Anlatamazlar. Bir kere “teşkilatlar” meselesi ayrı, “belediyeler” meselesi ayrı. Birbirinden ayrı iki husus.
“Teşkilatlar” AK Parti’nin kendi iç meselesidir. Mesela isterse 24 saatte bir değişiklik yapsın; gece “il başkanı” yaptığı bir isim sabahı göremesin.
Ancak “belediyeler” meselesi gerçekte bir demokrasi meselesidir. Dolayısıyla mesele AK Partiyi aşar. Dahası bugüne kadar “demokrasi”, “milli irade”, “sandığın dokunulmazlığı”, “hukukun üstünlüğü” gibi eski Türkiye’de yok sayılan ilkelere sahip çıkmak iddiasına sahip olan AK Parti’nin saygınlığına ve güvenirliğine zarar verir.
Bakınız, bir anlamda “yerel seçimler” daha sahicidir. Daha açık şöyle söyleyelim, genel seçimlerde seçmen direkt gider ve “partisine” oy verir, yerel seçimlerde ise partizanca bir tutum sergilemez; eğer daha iyi hizmet edeceğini düşündüğü, daha çok güvendiği, itimat ettiği bir isim başka bir partinin adayı ise gider ve ona oyunu verir. Ya da belediye başkanlığında “partisinin adayına” oy verirken, Meclis üyeliği için başka tanıdığı isimlere oy kullanabilir.
Bundan dolayıdır ki, yerel seçimlerde partiler, adaylarının ‘yerelde oy potansiyeli, tabanda sevilip sevilmediği, güvenilir olup olmadığı’ hususlarında ‘anket çalışmaları’ yaptırır, saha araştırması yürütür.
2009 yerel seçimleri ve Ahmet Fakıbaba hadisesini şu günlerde AK Parti’nin hatırlamasında da fayda var. Urfa AK Parti’nin tulum çıkarttığı bir il olmasına rağmen, seçmenin tercihi “ceketimizi koysak kazanır” diye meydan okuduğu Ahmet Fakıbaba’dan yana olmuştu. (‘Ceket değil, Fakıbaba kazandı’, Sabah Gazetesi, 30.03.2009)
Bakınız tabanın AK Parti’ye yönelik bir rahatsızlığının olduğu muhakkak. Bundan artık kimsenin kuşkusu yok. Ancak AK Parti’nin bunu gidermesinin yolu bu değil.
Reformcu kimliğine ve kurucu ayarlarına dönmesi gerekiyor.
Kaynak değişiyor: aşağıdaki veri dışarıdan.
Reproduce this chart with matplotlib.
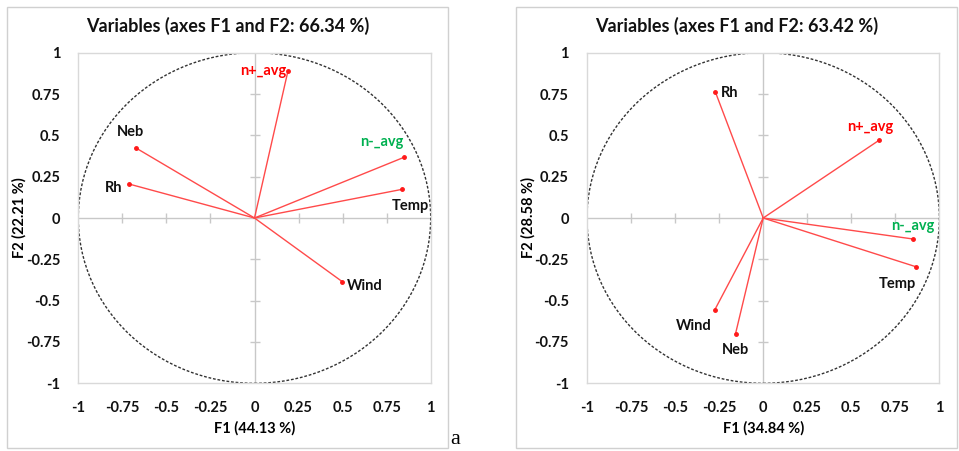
import matplotlib
matplotlib.use("Agg")
import matplotlib.pyplot as plt
from matplotlib.patches import Ellipse, Rectangle
import numpy as np

# PCA correlation circles, two periods
variables_a = ["n+_avg", "Neb", "Rh", "n-_avg", "Temp", "Wind"]
f1_a = [0.19, -0.675, -0.71, 0.848, 0.836, 0.498]
f2_a = [0.89, 0.425, 0.205, 0.367, 0.173, -0.385]
title_a = "Variables (axes F1 and F2: 66.34 %)"
xlabel_a = "F1 (44.13 %)"
ylabel_a = "F2 (22.21 %)"

variables_b = ["Rh", "n+_avg", "n-_avg", "Temp", "Wind", "Neb"]
f1_b = [-0.272, 0.66, 0.85, 0.87, -0.276, -0.157]
f2_b = [0.764, 0.472, -0.127, -0.296, -0.558, -0.70]
title_b = "Variables (axes F1 and F2: 63.42 %)"
xlabel_b = "F1 (34.84 %)"
ylabel_b = "F2 (28.58 %)"

ticks = [-1, -0.75, -0.5, -0.25, 0, 0.25, 0.5, 0.75, 1]
tick_labels = ["-1", "-0.75", "-0.5", "-0.25", "0", "0.25", "0.5", "0.75", "1"]

label_colors = {"n+_avg": "#ff0000", "n-_avg": "#00b050"}

# label placement: (dx, dy in points, ha, va)
place_a = {
    "n+_avg": (-1, 0, "right", "center"),
    "Neb": (-4, 6, "center", "bottom"),
    "Rh": (-5, -3, "right", "center"),
    "n-_avg": (0, 6, "right", "bottom"),
    "Temp": (6, -7, "center", "top"),
    "Wind": (3, -3, "left", "center"),
}
place_b = {
    "Rh": (4, -1, "left", "center"),
    "n+_avg": (-7, 4, "center", "bottom"),
    "n-_avg": (0, 4, "center", "bottom"),
    "Temp": (0, -7, "right", "top"),
    "Wind": (-2, -6, "right", "top"),
    "Neb": (0, -7, "center", "top"),
}

plt.rcParams["font.family"] = ["Lato", "DejaVu Sans"]
plt.rcParams["font.weight"] = "bold"

W, H = 959, 451
AX_W, AX_H = 352.4, 330.6
fig = plt.figure(figsize=(W / 100, H / 100), dpi=100)


def panel(left_px, names, xs, ys, xlabel, ylabel, place):
    ax = fig.add_axes([left_px / W, 1 - 383.3 / H, AX_W / W, AX_H / H])
    ax.set_xlim(-1, 1)
    ax.set_ylim(-1, 1)
    for s in ax.spines.values():
        s.set_color("#d9d9d9")
        s.set_linewidth(1)
    ax.set_xticks(ticks)
    ax.set_xticklabels(tick_labels)
    ax.set_yticks(ticks)
    ax.set_yticklabels(tick_labels)
    ax.tick_params(length=0, labelsize=10.5, pad=13, colors="#111111")
    for lab in ax.get_xticklabels() + ax.get_yticklabels():
        lab.set_fontweight("bold")

    # centre axes with small ticks
    ax.axhline(0, color="#c8c8c8", lw=1, zorder=1)
    ax.axvline(0, color="#c8c8c8", lw=1, zorder=1)
    inner = [t for t in ticks if t not in (-1, 0, 1)]
    ax.plot(inner, [0] * len(inner), ls="none", marker="|", ms=7, mew=1,
            color="#c8c8c8", zorder=1)
    ax.plot([0] * len(inner), inner, ls="none", marker="_", ms=7, mew=1,
            color="#c8c8c8", zorder=1)

    circ = Ellipse((0, 0), 2, 2, fill=False, ls=(0, (2, 1.3)), lw=1,
                   ec="#333333", zorder=2)
    ax.add_patch(circ)

    for n, x, y in zip(names, xs, ys):
        ax.plot([0, x], [0, y], color="#ff4a4a", lw=1, zorder=3)
        ax.plot(x, y, "o", ms=2.5, color="#ff1a1a", zorder=4)
        dx, dy, ha, va = place[n]
        ax.annotate(n, (x, y), xytext=(dx, dy), textcoords="offset points",
                    ha=ha, va=va, fontsize=10.5, fontweight="bold",
                    color=label_colors.get(n, "#111111"))

    ax.set_xlabel(xlabel, fontsize=10.5, fontweight="bold", va="center")
    ax.set_ylabel(ylabel, fontsize=10.5, fontweight="bold", va="center")
    ax.xaxis.set_label_coords(0.5, -(428 - 383.3) / AX_H)
    ax.yaxis.set_label_coords(-(left_px - (19 if left_px < 300 else 528)) / AX_W, 0.5)
    return ax


panel(78.3, variables_a, f1_a, f2_a, xlabel_a, ylabel_a, place_a)
panel(587.0, variables_b, f1_b, f2_b, xlabel_b, ylabel_b, place_b)

# titles centred on each framed panel
fig.text(227.5 / W, 1 - 26 / H, title_a, ha="center", va="center",
         fontsize=13, fontweight="bold", color="#111111")
fig.text(736.5 / W, 1 - 26 / H, title_b, ha="center", va="center",
         fontsize=13, fontweight="bold", color="#111111")

# panel borders
for x0 in (7, 516):
    fig.add_artist(Rectangle((x0 / W, 1 - 448 / H), 441 / W, 441 / H,
                             transform=fig.transFigure, fill=False,
                             ec="#d0d0d0", lw=1))

fig.text(450 / W, 1 - 444 / H, "a", ha="left", va="baseline",
         fontsize=16, family="Liberation Serif", fontweight="normal")

fig.savefig("out.png", dpi=100)
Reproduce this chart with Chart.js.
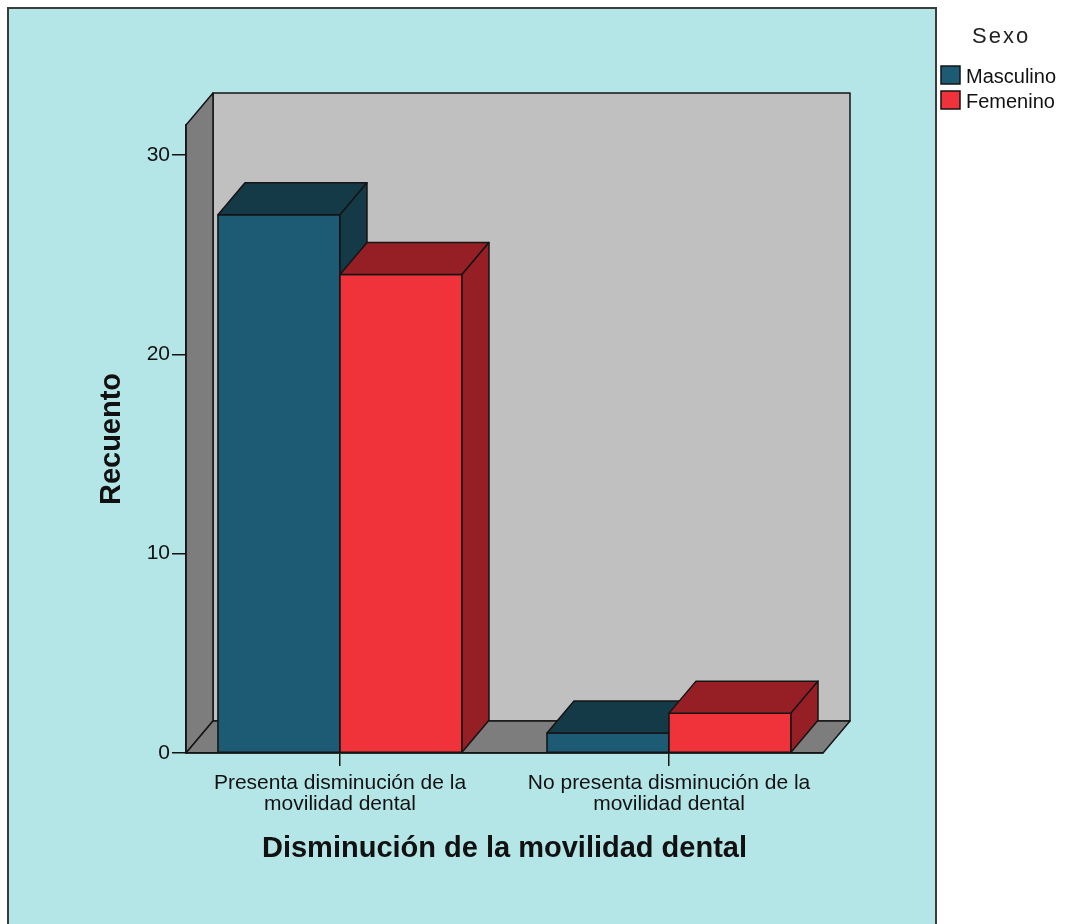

Asıl zararı veren kendisini temsil eden medyanın kullandığı dil, AK Parti’nin itibarını zedeleyen haber anlayışıdır ve kamuoyu önünde kendisi adına konuşan isimlerdir. AK Parti’nin önünde ciddi bir temsil ve temsil noktasında seviye sorunu bulunuyor.
AK Parti yine de yol yakınken ‘belediyeler’ konusuna bir de bu gözle bakmalıdır.